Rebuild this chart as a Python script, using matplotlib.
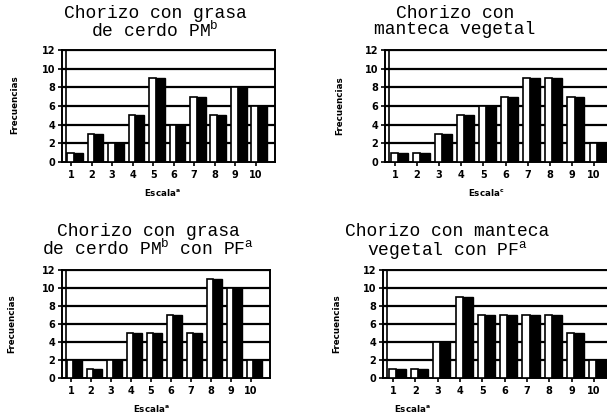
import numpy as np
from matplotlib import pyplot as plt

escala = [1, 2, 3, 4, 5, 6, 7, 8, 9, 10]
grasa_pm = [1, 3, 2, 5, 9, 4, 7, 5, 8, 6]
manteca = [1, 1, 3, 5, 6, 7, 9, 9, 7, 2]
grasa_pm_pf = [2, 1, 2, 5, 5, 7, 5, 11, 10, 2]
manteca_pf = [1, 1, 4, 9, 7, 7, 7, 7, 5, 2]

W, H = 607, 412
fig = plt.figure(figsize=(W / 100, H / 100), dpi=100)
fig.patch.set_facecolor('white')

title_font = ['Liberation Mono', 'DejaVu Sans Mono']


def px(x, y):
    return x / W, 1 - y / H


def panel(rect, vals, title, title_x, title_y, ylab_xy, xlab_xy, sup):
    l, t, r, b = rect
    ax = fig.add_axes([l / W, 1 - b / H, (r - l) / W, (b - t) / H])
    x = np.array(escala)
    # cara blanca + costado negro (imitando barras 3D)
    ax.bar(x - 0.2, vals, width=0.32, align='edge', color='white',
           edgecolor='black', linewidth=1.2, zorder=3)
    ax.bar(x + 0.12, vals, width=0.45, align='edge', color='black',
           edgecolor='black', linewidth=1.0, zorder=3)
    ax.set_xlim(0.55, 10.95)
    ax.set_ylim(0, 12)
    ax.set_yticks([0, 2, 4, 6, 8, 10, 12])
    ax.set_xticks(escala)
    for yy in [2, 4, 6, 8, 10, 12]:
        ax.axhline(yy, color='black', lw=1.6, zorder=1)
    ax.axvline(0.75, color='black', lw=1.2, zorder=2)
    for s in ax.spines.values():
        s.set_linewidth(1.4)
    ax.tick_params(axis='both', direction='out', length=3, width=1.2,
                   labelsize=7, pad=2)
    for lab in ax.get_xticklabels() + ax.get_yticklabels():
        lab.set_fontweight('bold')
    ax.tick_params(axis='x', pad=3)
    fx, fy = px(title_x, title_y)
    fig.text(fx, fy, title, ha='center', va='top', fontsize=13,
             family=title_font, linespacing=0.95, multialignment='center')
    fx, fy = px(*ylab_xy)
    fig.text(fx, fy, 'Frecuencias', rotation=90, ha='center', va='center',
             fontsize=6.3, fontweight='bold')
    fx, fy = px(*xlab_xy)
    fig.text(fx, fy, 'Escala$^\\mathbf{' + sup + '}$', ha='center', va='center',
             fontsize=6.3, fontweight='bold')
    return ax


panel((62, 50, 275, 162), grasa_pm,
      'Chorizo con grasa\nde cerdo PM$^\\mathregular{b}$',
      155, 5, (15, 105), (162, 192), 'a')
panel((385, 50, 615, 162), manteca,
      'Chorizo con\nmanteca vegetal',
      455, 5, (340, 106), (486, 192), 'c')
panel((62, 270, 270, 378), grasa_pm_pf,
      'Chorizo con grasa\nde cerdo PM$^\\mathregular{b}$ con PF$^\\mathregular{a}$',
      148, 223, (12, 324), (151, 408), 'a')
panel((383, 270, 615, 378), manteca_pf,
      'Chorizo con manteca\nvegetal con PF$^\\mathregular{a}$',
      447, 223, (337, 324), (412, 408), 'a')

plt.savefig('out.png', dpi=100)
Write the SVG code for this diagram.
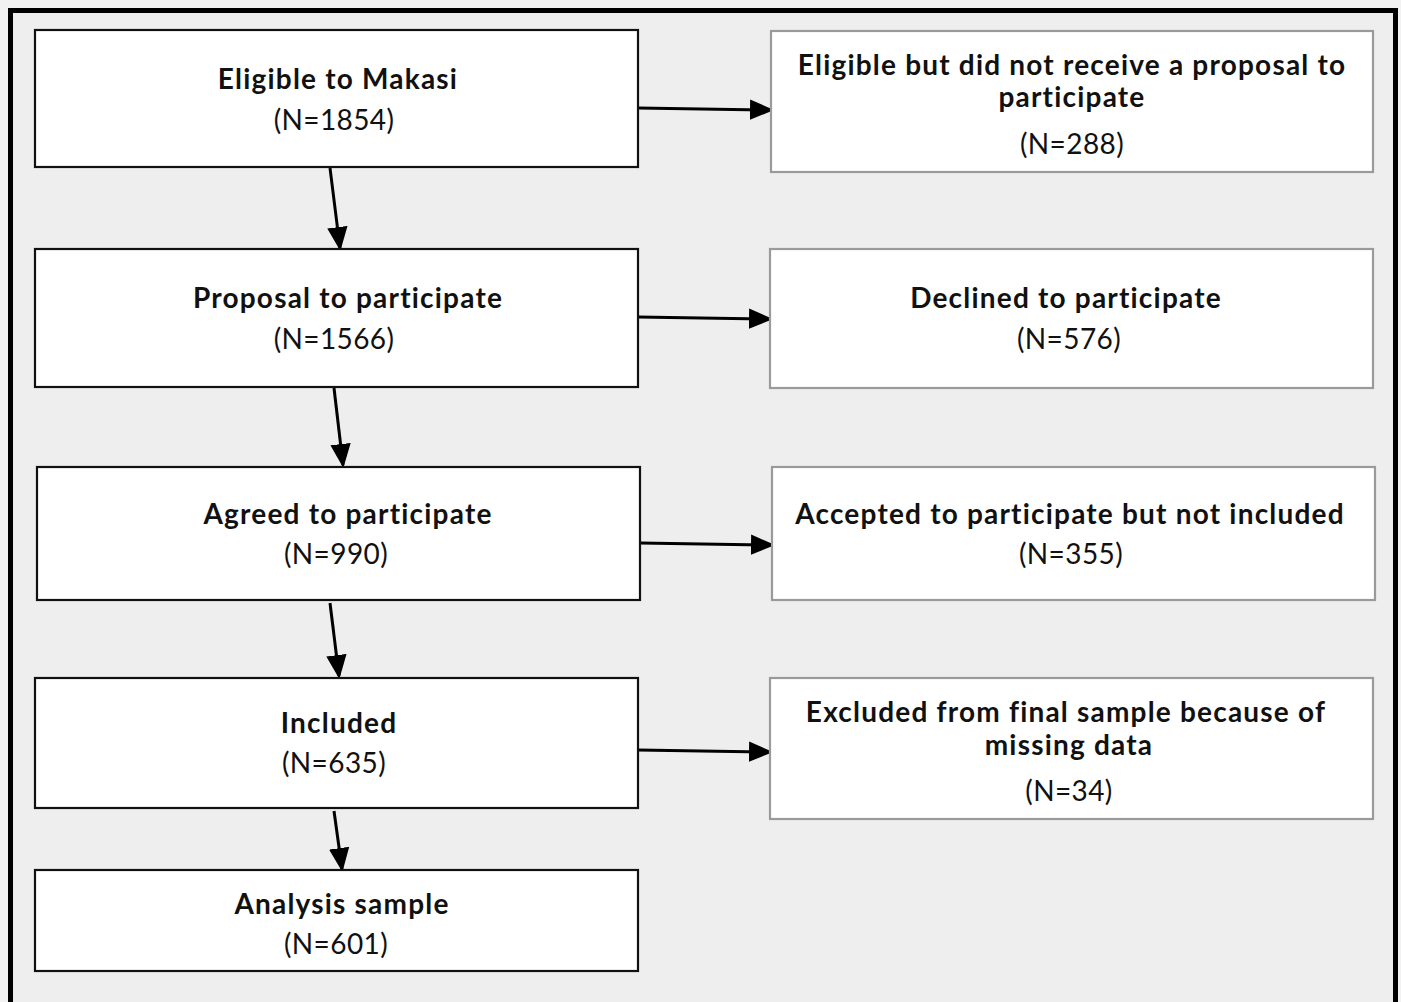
=======
Given request: Pictures are excluded; copy all other data exactly as shown.

Exercise answer:
Rebuild this chart as a Python script, using matplotlib.
import numpy as np
from matplotlib import pyplot as plt

escala = [1, 2, 3, 4, 5, 6, 7, 8, 9, 10]
grasa_pm = [1, 3, 2, 5, 9, 4, 7, 5, 8, 6]
manteca = [1, 1, 3, 5, 6, 7, 9, 9, 7, 2]
grasa_pm_pf = [2, 1, 2, 5, 5, 7, 5, 11, 10, 2]
manteca_pf = [1, 1, 4, 9, 7, 7, 7, 7, 5, 2]

W, H = 607, 412
fig = plt.figure(figsize=(W / 100, H / 100), dpi=100)
fig.patch.set_facecolor('white')

title_font = ['Liberation Mono', 'DejaVu Sans Mono']


def px(x, y):
    return x / W, 1 - y / H


def panel(rect, vals, title, title_x, title_y, ylab_xy, xlab_xy, sup):
    l, t, r, b = rect
    ax = fig.add_axes([l / W, 1 - b / H, (r - l) / W, (b - t) / H])
    x = np.array(escala)
    # cara blanca + costado negro (imitando barras 3D)
    ax.bar(x - 0.2, vals, width=0.32, align='edge', color='white',
           edgecolor='black', linewidth=1.2, zorder=3)
    ax.bar(x + 0.12, vals, width=0.45, align='edge', color='black',
           edgecolor='black', linewidth=1.0, zorder=3)
    ax.set_xlim(0.55, 10.95)
    ax.set_ylim(0, 12)
    ax.set_yticks([0, 2, 4, 6, 8, 10, 12])
    ax.set_xticks(escala)
    for yy in [2, 4, 6, 8, 10, 12]:
        ax.axhline(yy, color='black', lw=1.6, zorder=1)
    ax.axvline(0.75, color='black', lw=1.2, zorder=2)
    for s in ax.spines.values():
        s.set_linewidth(1.4)
    ax.tick_params(axis='both', direction='out', length=3, width=1.2,
                   labelsize=7, pad=2)
    for lab in ax.get_xticklabels() + ax.get_yticklabels():
        lab.set_fontweight('bold')
    ax.tick_params(axis='x', pad=3)
    fx, fy = px(title_x, title_y)
    fig.text(fx, fy, title, ha='center', va='top', fontsize=13,
             family=title_font, linespacing=0.95, multialignment='center')
    fx, fy = px(*ylab_xy)
    fig.text(fx, fy, 'Frecuencias', rotation=90, ha='center', va='center',
             fontsize=6.3, fontweight='bold')
    fx, fy = px(*xlab_xy)
    fig.text(fx, fy, 'Escala$^\\mathbf{' + sup + '}$', ha='center', va='center',
             fontsize=6.3, fontweight='bold')
    return ax


panel((62, 50, 275, 162), grasa_pm,
      'Chorizo con grasa\nde cerdo PM$^\\mathregular{b}$',
      155, 5, (15, 105), (162, 192), 'a')
panel((385, 50, 615, 162), manteca,
      'Chorizo con\nmanteca vegetal',
      455, 5, (340, 106), (486, 192), 'c')
panel((62, 270, 270, 378), grasa_pm_pf,
      'Chorizo con grasa\nde cerdo PM$^\\mathregular{b}$ con PF$^\\mathregular{a}$',
      148, 223, (12, 324), (151, 408), 'a')
panel((383, 270, 615, 378), manteca_pf,
      'Chorizo con manteca\nvegetal con PF$^\\mathregular{a}$',
      447, 223, (337, 324), (412, 408), 'a')

plt.savefig('out.png', dpi=100)
Write the SVG code for this diagram.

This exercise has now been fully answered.